Post by **arnetheduck** » 2003-01-22 08:41

Heh, I got this as a mail as well a week ago, but I didn't have time to look into it, anyway, now it's here in the forums and that's good...(I even answered the mail now =)...anyway, this is the best researched patch / addition I've received so far (well, there's one more of this caliber that will show up in dc++ soon...), keep up the good work (I wish more people did like this...not just thoughtless "I want that / this / whatever")

anyway, the idea is sound and I'll add it to (the next?) version, probably with some modifications of mine...for instance, could someone have a look at how many search with the type specified to something different than "all types" (i e movies, documents and so on...)...it would probably also make sense to make the autosearch specifiy a type when it searches, this way a lot of searches could be filtered out in an early stage...

ivulfusbar · Post by **ivulfusbar** » 2003-01-22 15:58

(best thread so far in this forum)

He has a good point, i have actually also thought a little bit about this and this is what i had in mind.

My thoughts was to have a set for each datatype used by the protocol,
audio files, compressed files, documents, executables, pictures, video, folder and one for any.
If searched for a compressed file you would only need to search this set (and maybe the "any set").

My second observation is this, when dc++ autosearches for files it doesn't use the ability to set datatype in the $Search. It always adds a 1 for any file. This combined with above would certainly speed up things.

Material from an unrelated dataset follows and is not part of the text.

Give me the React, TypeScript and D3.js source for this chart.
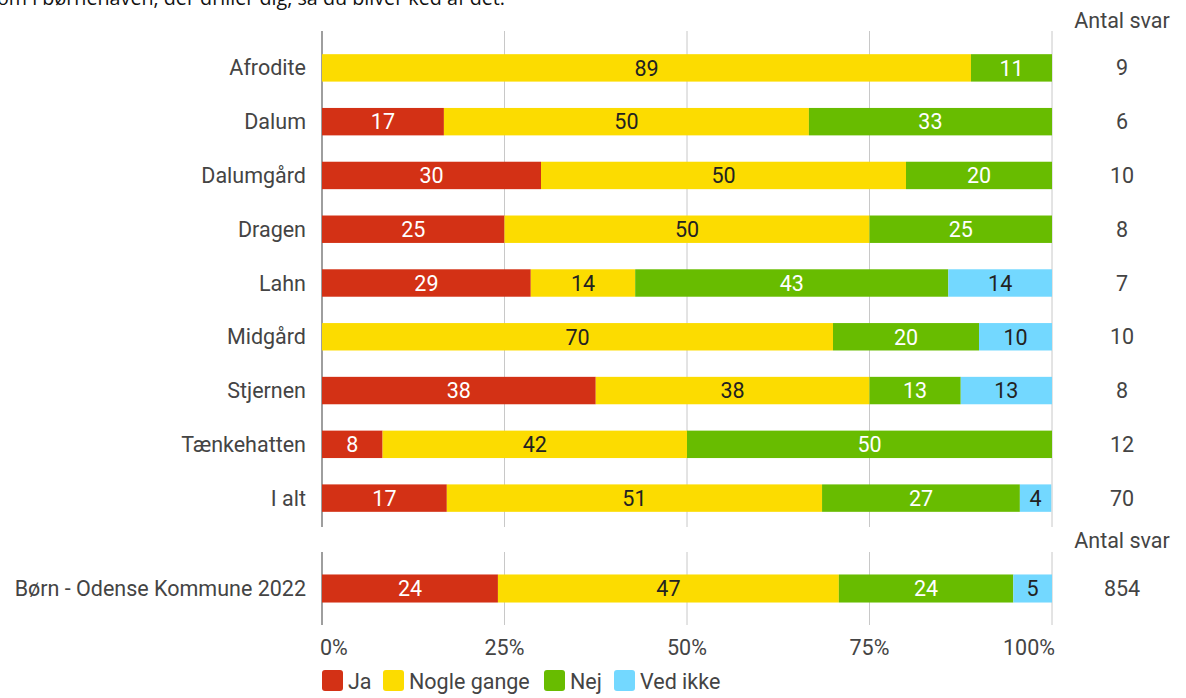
import React from "react";
import * as d3 from "d3";

const categories = ["Afrodite", "Dalum", "Dalumgård", "Dragen", "Lahn", "Midgård", "Stjernen", "Tænkehatten", "I alt"];
const ja = [0, 16.7, 30, 25, 28.6, 0, 37.5, 8.3, 17.1];
const nogleGange = [88.9, 50, 50, 50, 14.3, 70, 37.5, 41.7, 51.4];
const nej = [11.1, 33.3, 20, 25, 42.9, 20, 12.5, 50, 27.1];
const vedIkke = [0, 0, 0, 0, 14.3, 10, 12.5, 0, 4.3];
const antalSvar = [9, 6, 10, 8, 7, 10, 8, 12, 70];

const benchCategory = ["Børn - Odense Kommune 2022"];
const benchJa = [24.1];
const benchNogle = [46.7];
const benchNej = [23.9];
const benchVed = [5.3];
const benchAntal = [854];

const seriesNames = ["Ja", "Nogle gange", "Nej", "Ved ikke"];
const seriesColors = ["#D33115", "#FCDC00", "#68BC00", "#73D8FF"];
const labelColors = ["#ffffff", "#222222", "#ffffff", "#222222"];
const xTicks = [0, 25, 50, 75, 100];
const titleText = "om i børnehaven, der driller dig, så du bliver ked af det.";

const FONT = "Roboto, 'Noto Sans', sans-serif";
const FS = 21.5;

function rows(cats: string[], s: number[][]) {
  return cats.map((c, i) => {
    let acc = 0;
    const segs = s.map((arr, k) => {
      const x0 = acc;
      acc += arr[i];
      return { k, x0, x1: Math.min(acc, 100), v: arr[i] };
    });
    return { cat: c, segs };
  });
}

export default function App() {
  const x = d3.scaleLinear().domain([0, 100]).range([322, 1052]);
  const yTop = d3.scaleBand<string>().domain(categories).range([41, 525]).paddingInner(0.49).paddingOuter(0.245);
  const yBot = d3.scaleBand<string>().domain(benchCategory).range([561, 616]).paddingInner(0.49).paddingOuter(0.245);

  const topRows = rows(categories, [ja, nogleGange, nej, vedIkke]);
  const botRows = rows(benchCategory, [benchJa, benchNogle, benchNej, benchVed]);

  const panel = (
    rs: ReturnType<typeof rows>,
    y: d3.ScaleBand<string>,
    y0: number,
    y1: number,
    counts: number[],
    key: string
  ) => (
    <g key={key}>
      {xTicks.map((t) => (
        <line key={t} x1={x(t)} x2={x(t)} y1={y0} y2={y1} stroke={t === 0 ? "#9e9e9e" : "#c8c8c8"} strokeWidth={t === 0 ? 2 : 1} />
      ))}
      {rs.map((r, i) => {
        const by = y(r.cat)!;
        const bh = y.bandwidth();
        const cy = by + bh / 2;
        return (
          <g key={r.cat}>
            <text x={306} y={cy} dy="0.35em" textAnchor="end" fontSize={FS} fill="#444" fontFamily={FONT}>{r.cat}</text>
            {r.segs.filter((s) => s.v > 0).map((s) => (
              <rect key={s.k} x={x(s.x0)} y={by} width={x(s.x1) - x(s.x0)} height={bh} fill={seriesColors[s.k]} />
            ))}
            {r.segs.filter((s) => s.v > 0).map((s) => (
              <text key={"t" + s.k} x={(x(s.x0) + x(s.x1)) / 2} y={cy} dy="0.36em" textAnchor="middle" fontSize={FS} fill={labelColors[s.k]} fontFamily={FONT}>
                {Math.round(s.v)}
              </text>
            ))}
            <text x={1122} y={cy} dy="0.35em" textAnchor="middle" fontSize={FS} fill="#444" fontFamily={FONT}>{counts[i]}</text>
          </g>
        );
      })}
    </g>
  );

  const legendX = [322, 383, 544, 614];

  return (
    <div style={{ position: "absolute", left: 0, top: 0 }}>
      <svg width={1186} height={698} style={{ display: "block", background: "#fff" }}>
        <text x={-3} y={5} fontSize={20} fill="#111" fontFamily="'Open Sans', sans-serif" textLength={508} lengthAdjust="spacingAndGlyphs">{titleText}</text>
        <text x={1122} y={20} dy="0.35em" textAnchor="middle" fontSize={FS} fill="#444" fontFamily={FONT}>Antal svar</text>
        <text x={1122} y={540} dy="0.35em" textAnchor="middle" fontSize={FS} fill="#444" fontFamily={FONT}>Antal svar</text>
        {panel(topRows, yTop, 31, 527, antalSvar, "top")}
        {panel(botRows, yBot, 552, 625, benchAntal, "bot")}
        {xTicks.map((t, i) => (
          <text key={t} x={i === 0 ? x(t) - 2 : i === xTicks.length - 1 ? x(t) + 3 : x(t)} y={647} dy="0.35em"
            textAnchor={i === 0 ? "start" : i === xTicks.length - 1 ? "end" : "middle"} fontSize={FS} fill="#444" fontFamily={FONT}>
            {t}%
          </text>
        ))}
        {seriesNames.map((n, i) => (
          <g key={n}>
            <rect x={legendX[i]} y={670} width={21} height={21} rx={3} fill={seriesColors[i]} />
            <text x={legendX[i] + 26} y={681} dy="0.35em" fontSize={FS} fill="#444" fontFamily={FONT}>{n}</text>
          </g>
        ))}
      </svg>
    </div>
  );
}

these-are-only-some-small-thoughts-i-have-had-about-search-and-i-agree-with-arne-that-this-how-a-feature-request-should-look-like-ly'ers ;))

Post by **arnetheduck** » 2003-01-30 07:38

Alright, added the search thing in a slightly different form...without the mask for each file, this takes quite a bit of memory if there are a lot of files....(since the map<string,int64> would have to be replaced by map<string,fileinfo>, fileinfo being a struct with more info...)...I hope this is enough, could someone perform some profiling and see if searches are any faster?